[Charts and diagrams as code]
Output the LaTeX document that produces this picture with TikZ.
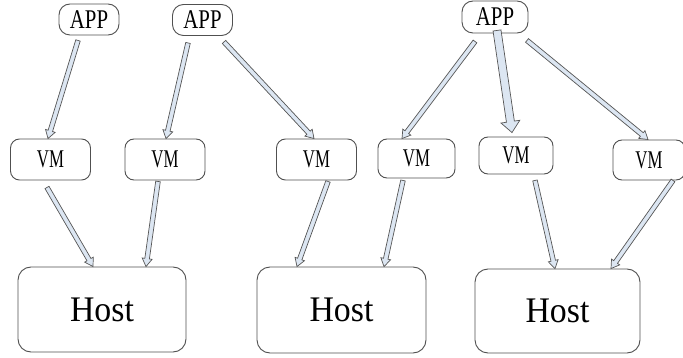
\documentclass[tikz,border=0pt]{standalone}
\usepackage{graphicx}
\usepackage{fontspec}
\setmainfont{Liberation Serif}
\usetikzlibrary{calc}

\definecolor{boxline}{HTML}{505050}
\definecolor{arrowline}{HTML}{555555}
\definecolor{arrowfill}{HTML}{DCE6F2}

\tikzset{
  box/.style={draw=boxline, line width=0.9pt, fill=white, rectangle, inner sep=0pt},
  appbox/.style={box, rounded corners=11pt, minimum width=60pt, minimum height=31pt,
    font=\fontsize{27}{27}\selectfont},
  vmbox/.style={box, rounded corners=9pt, minimum width=80pt, minimum height=41pt,
    font=\fontsize{25.5}{25.5}\selectfont},
  hostbox/.style={box, rounded corners=13pt, minimum width=168pt, minimum height=85pt,
    font=\fontsize{36}{36}\selectfont},
  blockarrow/.style={draw=arrowline, fill=arrowfill, line width=0.7pt, line join=miter},
}

% Hollow block arrow: #1 tail, #2 tip, #3 shaft half width, #4 head half width, #5 head length
\newcommand\hollowarrow[5]{%
  \filldraw[blockarrow]
    ($(#1)!#3!90:(#2)$) --
    ($(#2)!#5!(#1)!#3!90:(#2)$) --
    ($(#2)!#5!(#1)!#4!90:(#2)$) --
    (#2) --
    ($(#2)!#5!(#1)!#4!-90:(#2)$) --
    ($(#2)!#5!(#1)!#3!-90:(#2)$) --
    ($(#1)!#3!-90:(#2)$) -- cycle;}
\newcommand\thinarrow[2]{\hollowarrow{#1}{#2}{2.3pt}{5pt}{8pt}}

\newcommand\narrow[1]{\scalebox{0.77}[1]{#1}}
\newcommand\nvm[1]{\scalebox{0.66}[1]{#1}}
\newcommand\nhost[1]{\scalebox{0.94}[1]{#1}}

\begin{document}
\begin{tikzpicture}[x=1pt, y=-1pt]
\useasboundingbox (0,0) rectangle (683,358);

% top row
\node[appbox] (app1) at (89,19.5) {\narrow{APP}};
\node[appbox] (app2) at (202.5,20) {\narrow{APP}};
\node[appbox, minimum width=66pt, minimum height=32pt] (app3) at (495,17) {\narrow{APP}};

% virtual machines
\node[vmbox] (vm1) at (50.5,159.5) {\nvm{VM}};
\node[vmbox] (vm2) at (165,159.5) {\nvm{VM}};
\node[vmbox] (vm3) at (316.5,159.5) {\nvm{VM}};
\node[vmbox, minimum width=77pt, minimum height=39pt] (vm4) at (416.5,158.5) {\nvm{VM}};
\node[vmbox, minimum width=74pt, minimum height=37pt] (vm5) at (516,155.5) {\nvm{VM}};
\node[vmbox, minimum width=72pt, minimum height=40pt] (vm6) at (649,160) {\nvm{VM}};

% hosts
\node[hostbox] (h1) at (102,309.5) {\nhost{Host}};
\node[hostbox, minimum width=169pt, minimum height=86pt] (h2) at (341.5,310) {\nhost{Host}};
\node[hostbox, minimum width=165pt, minimum height=84pt] (h3) at (557.5,311) {\nhost{Host}};

% arrow ends
\coordinate (a1t) at ($(app1.south)+(-11,5)$);
\coordinate (a1h) at ($(vm1.north)+(-2.5,0)$);
\coordinate (a2t) at ($(app2.south)+(-14.5,7)$);
\coordinate (a2h) at ($(vm2.north)+(1,0)$);
\coordinate (a3t) at ($(app2.south)+(21.5,6)$);
\coordinate (a3h) at ($(vm3.north)+(-2.5,0)$);
\coordinate (a4t) at ($(app3.south)+(-20,8)$);
\coordinate (a4h) at ($(vm4.north)+(-14.5,0)$);
\coordinate (a5t) at ($(app3.south)+(2,-3)$);
\coordinate (a5h) at ($(vm5.north)+(-4,-4)$);
\coordinate (a6t) at ($(app3.south)+(32,7)$);
\coordinate (a6h) at ($(vm6.north)+(-1,0)$);

\coordinate (b1t) at ($(vm1.south)+(-3.5,7)$);
\coordinate (b1h) at ($(h1.north)+(-9,0)$);
\coordinate (b2t) at ($(vm2.south)+(-7,1)$);
\coordinate (b2h) at ($(h1.north)+(44,0)$);
\coordinate (b3t) at ($(vm3.south)+(11.5,1)$);
\coordinate (b3h) at ($(h2.north)+(-44.5,0)$);
\coordinate (b4t) at ($(vm4.south)+(-13.5,2)$);
\coordinate (b4h) at ($(h2.north)+(42.5,0)$);
\coordinate (b5t) at ($(vm5.south)+(19,6)$);
\coordinate (b5h) at ($(h3.north)+(-2.5,0)$);
\coordinate (b6t) at ($(vm6.south)+(24,0)$);
\coordinate (b6h) at ($(h3.north)+(53.5,0)$);

% application to VM
\thinarrow{a1t}{a1h}
\thinarrow{a2t}{a2h}
\thinarrow{a3t}{a3h}
\thinarrow{a4t}{a4h}
\hollowarrow{a5t}{a5h}{4pt}{9.5pt}{11pt}
\thinarrow{a6t}{a6h}

% VM to host
\thinarrow{b1t}{b1h}
\thinarrow{b2t}{b2h}
\thinarrow{b3t}{b3h}
\thinarrow{b4t}{b4h}
\thinarrow{b5t}{b5h}
\thinarrow{b6t}{b6h}
\end{tikzpicture}
\end{document}
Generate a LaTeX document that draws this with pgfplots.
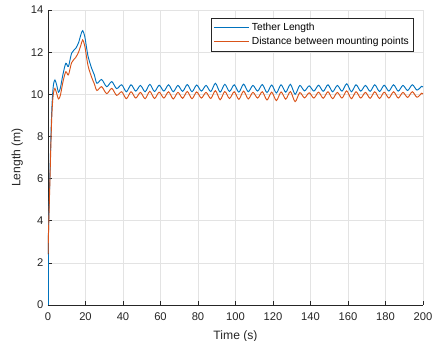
\documentclass[border=0pt]{standalone}
\usepackage{fontspec}
\setmainfont{Liberation Sans}
\usepackage{pgfplots}
\usepackage{pgfplotstable}
\pgfplotsset{compat=1.18}
\definecolor{mblue}{rgb}{0,0.447,0.741}
\definecolor{morange}{rgb}{0.85,0.325,0.098}
\definecolor{axgray}{rgb}{0.15,0.15,0.15}
\pgfplotstableread{
t b r
0 2.4 2.4
0.5 4.4 4.2
1.0 6.1 5.8
1.5 7.8 7.5
2.0 9.2 8.9
2.5 10.05 9.7
3.0 10.5 10.1
3.7 10.68 10.28
4.6 10.45 10.05
5.6 10.1 9.78
6.6 10.3 9.95
8.0 10.95 10.6
9.5 11.47 11.07
10.9 11.32 10.92
12.6 11.95 11.5
14.8 12.18 11.75
16.3 12.45 12.0
17.6 12.85 12.35
18.5 13.02 12.58
19.6 12.75 12.3
20.5 12.25 11.8
21.5 11.75 11.3
23.3 11.23 10.8
24.7 10.92 10.5
26.1 10.52 10.18
28.6 10.7 10.36
31.3 10.36 10.03
34.0 10.6 10.28
36.6 10.27 9.95
39.3 10.45 10.12
41.8 10.12 9.79
44.3 10.45 10.12
46.8 10.15 9.82
49.3 10.42 10.09
51.8 10.12 9.79
54.3 10.47 10.14
56.8 10.13 9.80
59.3 10.43 10.10
61.8 10.15 9.82
64.3 10.45 10.12
66.8 10.12 9.78
69.3 10.42 10.09
71.8 10.14 9.81
74.3 10.46 10.13
76.8 10.12 9.79
79.3 10.44 10.11
81.8 10.15 9.82
84.3 10.42 10.09
86.8 10.13 9.80
89.3 10.52 10.17
91.8 10.10 9.74
94.3 10.47 10.13
96.8 10.13 9.80
99.3 10.45 10.12
101.8 10.10 9.76
104.3 10.48 10.15
106.8 10.12 9.78
109.3 10.42 10.09
111.8 10.15 9.82
114.3 10.46 10.12
116.8 10.08 9.73
119.3 10.44 10.10
121.8 10.06 9.70
124.3 10.45 10.11
126.8 10.10 9.77
129.3 10.47 10.13
131.8 10.00 9.65
134.3 10.42 10.08
136.8 10.16 9.83
139.3 10.40 10.07
141.8 10.15 9.82
144.3 10.43 10.10
146.8 10.14 9.81
149.3 10.45 10.12
151.8 10.12 9.79
154.3 10.42 10.09
156.8 10.15 9.82
159.3 10.50 10.16
161.8 10.12 9.79
164.3 10.45 10.12
166.8 10.15 9.82
169.3 10.42 10.09
171.8 10.14 9.81
174.3 10.45 10.12
176.8 10.13 9.80
179.3 10.43 10.10
181.8 10.15 9.82
184.3 10.45 10.12
186.8 10.15 9.82
189.3 10.42 10.09
191.8 10.18 9.85
194.3 10.45 10.12
196.8 10.20 9.86
199.3 10.38 10.05
200 10.35 10.02
}\data
\begin{document}
\begin{tikzpicture}
\useasboundingbox (-36pt,-27pt) rectangle (288pt,228.75pt);
\begin{axis}[
  scale only axis,
  width=281.25pt, height=221.25pt,
  xmin=0, xmax=200, ymin=0, ymax=14,
  xtick={0,20,...,200}, ytick={0,2,...,14},
  axis x line*=bottom, axis y line*=left,
  axis line style={axgray, line width=0.5pt},
  tick align=inside, major tick length=3pt,
  tick style={axgray, line width=0.5pt},
  grid=major, grid style={gray!22, line width=0.5pt},
  ticklabel style={font=\fontsize{8.4}{9}\selectfont, text=axgray},
  xticklabel style={yshift=-2pt},
  /pgf/number format/assume math mode=true,
  label style={font=\fontsize{9.1}{10}\selectfont, text=axgray},
  xlabel={Time (s)}, ylabel={Length (m)},
  xlabel style={yshift=-1pt},
  ylabel style={yshift=-1pt},
  legend style={at={(0.976,0.973)}, anchor=north east, draw=axgray, fill=white,
    line width=0.5pt, font=\fontsize{7.7}{8.6}\selectfont, text=black,
    inner sep=1.6pt, row sep=-0.5pt},
  legend cell align=left,
  legend image code/.code={\draw[#1, line width=0.7pt] (0pt,0pt) -- (26pt,0pt);},
]
\addplot[mblue, line width=0.7pt, forget plot] coordinates {(0,0) (0,2.4)};
\addplot[mblue, line width=0.7pt, smooth, tension=0.5] table[x=t, y=b] {\data};
\addlegendentry{Tether Length}
\addplot[morange, line width=0.7pt, smooth, tension=0.5] table[x=t, y=r] {\data};
\addlegendentry{Distance between mounting points}
\end{axis}
\end{tikzpicture}
\end{document}
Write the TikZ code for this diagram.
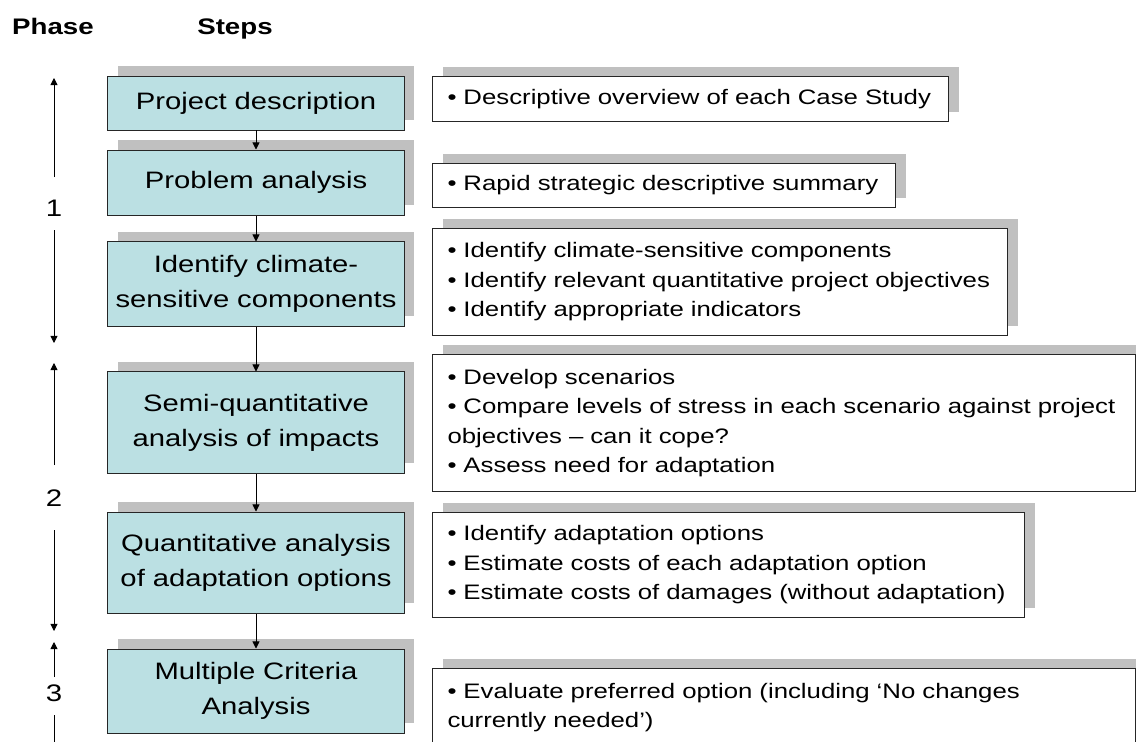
\documentclass[tikz,border=0pt]{standalone}
\usepackage{fontspec}
\setmainfont{Liberation Sans}[FakeStretch=1.23]
\usepackage{tikz}
\usetikzlibrary{shapes, arrows.meta, positioning, calc, shadows}

\definecolor{boxcyan}{RGB}{187,224,227}
\definecolor{shadowgray}{RGB}{192,192,192}

\tikzset{
  heading/.style={anchor=base, font=\bfseries\fontsize{16}{19}\selectfont},
  phasenum/.style={font=\fontsize{17}{20}\selectfont},
  boxshadow/.style={general shadow={fill=shadowgray, shadow xshift=0.25cm, shadow yshift=0.24cm}},
  stepbox/.style={draw=black!85, line width=0.7pt, fill=boxcyan, boxshadow,
    text width=7.3cm, inner xsep=0.05cm, inner ysep=0pt, align=center,
    font=\fontsize{16.9}{24.9}\selectfont},
  notebox/.style={draw=black!85, line width=0.7pt, fill=white, boxshadow,
    anchor=north west, inner xsep=0.375cm, inner ysep=0pt, align=left,
    font=\fontsize{14.9}{21}\selectfont},
  flow/.style={-{Triangle[length=5pt,width=5pt]}, line width=0.6pt},
}

\begin{document}
\begin{tikzpicture}[x=0.025cm, y=-0.025cm]
  \useasboundingbox (0,0) rectangle (1136,742);

  % Column headings
  \node[heading] (phase) at (53,35) {Phase};
  \node[heading] (steps) at (235,35) {Steps};

  % Steps
  \node[stepbox, minimum height=1.35cm]  (S1) at (256,103)   {Project description};
  \node[stepbox, minimum height=1.625cm] (S2) at (256,182.5) {Problem analysis};
  \node[stepbox, minimum height=2.1cm]   (S3) at (256,284)   {Identify climate-\\sensitive components};
  \node[stepbox, minimum height=2.525cm] (S4) at (256,422.5) {Semi-quantitative\\analysis of impacts};
  \node[stepbox, minimum height=2.525cm] (S5) at (256,562.5) {Quantitative analysis\\of adaptation options};
  \node[stepbox, minimum height=2.1cm]   (S6) at (256,691)   {Multiple Criteria\\Analysis};

  % Arrows between steps
  \foreach \a/\b in {S1/S2, S2/S3, S3/S4, S4/S5, S5/S6}
    \draw[flow] (\a.south) -- (\b.north);

  % Notes beside each step
  \node[notebox, text width=12.15cm, minimum height=1.125cm] (N1) at (432,76)
    {• Descriptive overview of each Case Study};
  \node[notebox, text width=10.825cm, minimum height=1.1cm] (N2) at (432,163)
    {• Rapid strategic descriptive summary};
  \node[notebox, text width=13.625cm, minimum height=2.675cm] (N3) at (432,228)
    {• Identify climate-sensitive components\\
     • Identify relevant quantitative project objectives\\
     • Identify appropriate indicators};
  \node[notebox, text width=16.825cm, minimum height=3.425cm] (N4) at (432,354)
    {• Develop scenarios\\
     • Compare levels of stress in each scenario against project\\
     objectives – can it cope?\\
     • Assess need for adaptation};
  \node[notebox, text width=14.05cm, minimum height=2.625cm] (N5) at (432,512)
    {• Identify adaptation options\\
     • Estimate costs of each adaptation option\\
     • Estimate costs of damages (without adaptation)};
  \node[notebox, text width=16.825cm, minimum height=1.95cm] (N6) at (432,668)
    {• Evaluate preferred option (including ‘No changes\\
     currently needed’)};

  % Phase spans
  \node[phasenum] (ph1) at (54,208) {1};
  \node[phasenum] (ph2) at (54,498) {2};
  \node[phasenum] (ph3) at (54,693) {3};

  \coordinate (P1top) at (54,78);
  \coordinate (P1a) at (54,177);
  \coordinate (P1b) at (54,230);
  \coordinate (P1bot) at (54,343);
  \coordinate (P2top) at (54,363);
  \coordinate (P2a) at (54,465);
  \coordinate (P2b) at (54,530);
  \coordinate (P2bot) at (54,631);
  \coordinate (P3top) at (54,642);
  \coordinate (P3a) at (54,677);
  \coordinate (P3b) at (54,715);
  \coordinate (P3bot) at (54,750);

  \draw[flow] (P1a) -- (P1top);
  \draw[flow] (P1b) -- (P1bot);
  \draw[flow] (P2a) -- (P2top);
  \draw[flow] (P2b) -- (P2bot);
  \draw[flow] (P3a) -- (P3top);
  \draw[line width=0.6pt] (P3b) -- (P3bot);
\end{tikzpicture}
\end{document}
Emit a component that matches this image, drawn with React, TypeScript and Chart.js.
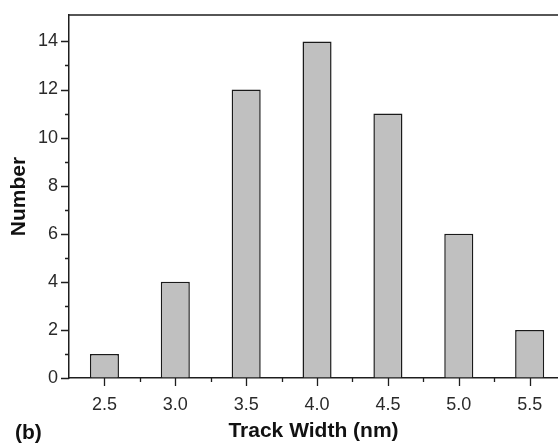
import React, { useEffect, useRef } from 'react';
import { Chart, registerables } from 'chart.js';

Chart.register(...registerables);

const binCenters = [2.5, 3.0, 3.5, 4.0, 4.5, 5.0, 5.5];
const counts = [1, 4, 12, 14, 11, 6, 2];
const xMajorTicks = [2.5, 3.0, 3.5, 4.0, 4.5, 5.0, 5.5];
const xMinorTicks = [2.75, 3.25, 3.75, 4.25, 4.75, 5.25];
const yMajorTicks = [0, 2, 4, 6, 8, 10, 12, 14];
const yMinorTicks = [1, 3, 5, 7, 9, 11, 13];
const xTitle = 'Track Width (nm)';
const yTitle = 'Number';
const panelLabel = '(b)';

const AXIS = '#1e1e1e';
const FONT = '"Liberation Sans", Arial, Helvetica, sans-serif';

const decorPlugin = {
  id: 'decor',
  afterDraw(chart: any) {
    const { ctx, chartArea, scales } = chart;
    const x = scales.x;
    const y = scales.y;
    ctx.save();
    ctx.strokeStyle = AXIS;
    ctx.lineWidth = 1.5;
    // top frame line
    ctx.beginPath();
    ctx.moveTo(chartArea.left, chartArea.top);
    ctx.lineTo(chartArea.right, chartArea.top);
    ctx.stroke();
    // ticks
    ctx.lineWidth = 1.3;
    ctx.beginPath();
    const xt = (v: number, len: number) => {
      const px = Math.round(x.getPixelForValue(v)) + 0.5;
      ctx.moveTo(px, chartArea.bottom);
      ctx.lineTo(px, chartArea.bottom + len);
    };
    const yt = (v: number, len: number) => {
      const py = Math.round(y.getPixelForValue(v)) + 0.5;
      ctx.moveTo(chartArea.left, py);
      ctx.lineTo(chartArea.left - len, py);
    };
    xMajorTicks.forEach((v) => xt(v, 8));
    xMinorTicks.forEach((v) => xt(v, 4));
    yMajorTicks.forEach((v) => yt(v, 8));
    yMinorTicks.forEach((v) => yt(v, 4));
    ctx.stroke();
    // panel label
    ctx.fillStyle = '#111';
    ctx.font = `bold 21px ${FONT}`;
    ctx.textAlign = 'left';
    ctx.textBaseline = 'middle';
    ctx.fillText(panelLabel, 15, 433);
    ctx.restore();
  },
};

export default function App() {
  const canvasRef = useRef<HTMLCanvasElement | null>(null);

  useEffect(() => {
    if (!canvasRef.current) return;
    const chart = new Chart(canvasRef.current, {
      type: 'bar',
      data: {
        datasets: [
          {
            data: binCenters.map((c, i) => ({ x: c, y: counts[i] })),
            backgroundColor: '#c0c0c0',
            borderColor: '#1a1a1a',
            borderWidth: 1.5,
            barPercentage: 0.41,
            categoryPercentage: 1,
          },
        ],
      },
      options: {
        responsive: false,
        animation: false,
        layout: { padding: { top: 15, right: 0, left: 0, bottom: 0 } },
        plugins: { legend: { display: false }, tooltip: { enabled: false } },
        scales: {
          x: {
            type: 'linear',
            min: 2.25,
            max: 5.7,
            offset: false,
            afterBuildTicks: (scale: any) => {
              scale.ticks = xMajorTicks.map((v) => ({ value: v }));
            },
            afterFit: (scale: any) => {
              scale.height = 68;
            },
            ticks: {
              color: '#2a2a2a',
              font: { family: FONT, size: 18 },
              padding: 8,
              maxRotation: 0,
              autoSkip: false,
              callback: (v: any) => Number(v).toFixed(1),
            },
            grid: {
              offset: false,
              drawOnChartArea: false,
              drawTicks: true,
              tickLength: 8,
              color: 'rgba(0,0,0,0)',
            },
            border: { display: true, color: AXIS, width: 1.5 },
            title: {
              display: true,
              text: xTitle,
              color: '#111',
              font: { family: FONT, size: 21, weight: 'bold', lineHeight: 1 },
              padding: { top: 0, bottom: 4 },
            },
          },
          y: {
            type: 'linear',
            min: 0,
            max: 15.1,
            afterBuildTicks: (scale: any) => {
              scale.ticks = yMajorTicks.map((v) => ({ value: v }));
            },
            afterFit: (scale: any) => {
              scale.width = 69;
            },
            ticks: {
              color: '#2a2a2a',
              font: { family: FONT, size: 18 },
              padding: 3,
              autoSkip: false,
              callback: (v: any) => String(v),
            },
            grid: {
              offset: false,
              drawOnChartArea: false,
              drawTicks: true,
              tickLength: 8,
              color: 'rgba(0,0,0,0)',
            },
            border: { display: true, color: AXIS, width: 1.5 },
            title: {
              display: true,
              text: yTitle,
              color: '#111',
              font: { family: FONT, size: 21, weight: 'bold', lineHeight: 1 },
              padding: { top: 9, bottom: 0 },
            },
          },
        },
      },
      plugins: [decorPlugin],
    } as any);
    return () => chart.destroy();
  }, []);

  return (
    <div style={{ position: 'absolute', left: 0, top: 0, width: 558, height: 446, background: '#fff' }}>
      <canvas ref={canvasRef} width={558} height={446} style={{ display: 'block' }} />
    </div>
  );
}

- Goal -
Leave the pictures out, then copy word for word only the lines from the one containing "Write the TikZ code for this diagram." through the one containing "(steps) at (235,35)", both included.

- Solved problem -
Write the TikZ code for this diagram.
\documentclass[tikz,border=0pt]{standalone}
\usepackage{fontspec}
\setmainfont{Liberation Sans}[FakeStretch=1.23]
\usepackage{tikz}
\usetikzlibrary{shapes, arrows.meta, positioning, calc, shadows}

\definecolor{boxcyan}{RGB}{187,224,227}
\definecolor{shadowgray}{RGB}{192,192,192}

\tikzset{
  heading/.style={anchor=base, font=\bfseries\fontsize{16}{19}\selectfont},
  phasenum/.style={font=\fontsize{17}{20}\selectfont},
  boxshadow/.style={general shadow={fill=shadowgray, shadow xshift=0.25cm, shadow yshift=0.24cm}},
  stepbox/.style={draw=black!85, line width=0.7pt, fill=boxcyan, boxshadow,
    text width=7.3cm, inner xsep=0.05cm, inner ysep=0pt, align=center,
    font=\fontsize{16.9}{24.9}\selectfont},
  notebox/.style={draw=black!85, line width=0.7pt, fill=white, boxshadow,
    anchor=north west, inner xsep=0.375cm, inner ysep=0pt, align=left,
    font=\fontsize{14.9}{21}\selectfont},
  flow/.style={-{Triangle[length=5pt,width=5pt]}, line width=0.6pt},
}

\begin{document}
\begin{tikzpicture}[x=0.025cm, y=-0.025cm]
  \useasboundingbox (0,0) rectangle (1136,742);

  % Column headings
  \node[heading] (phase) at (53,35) {Phase};
  \node[heading] (steps) at (235,35) {Steps};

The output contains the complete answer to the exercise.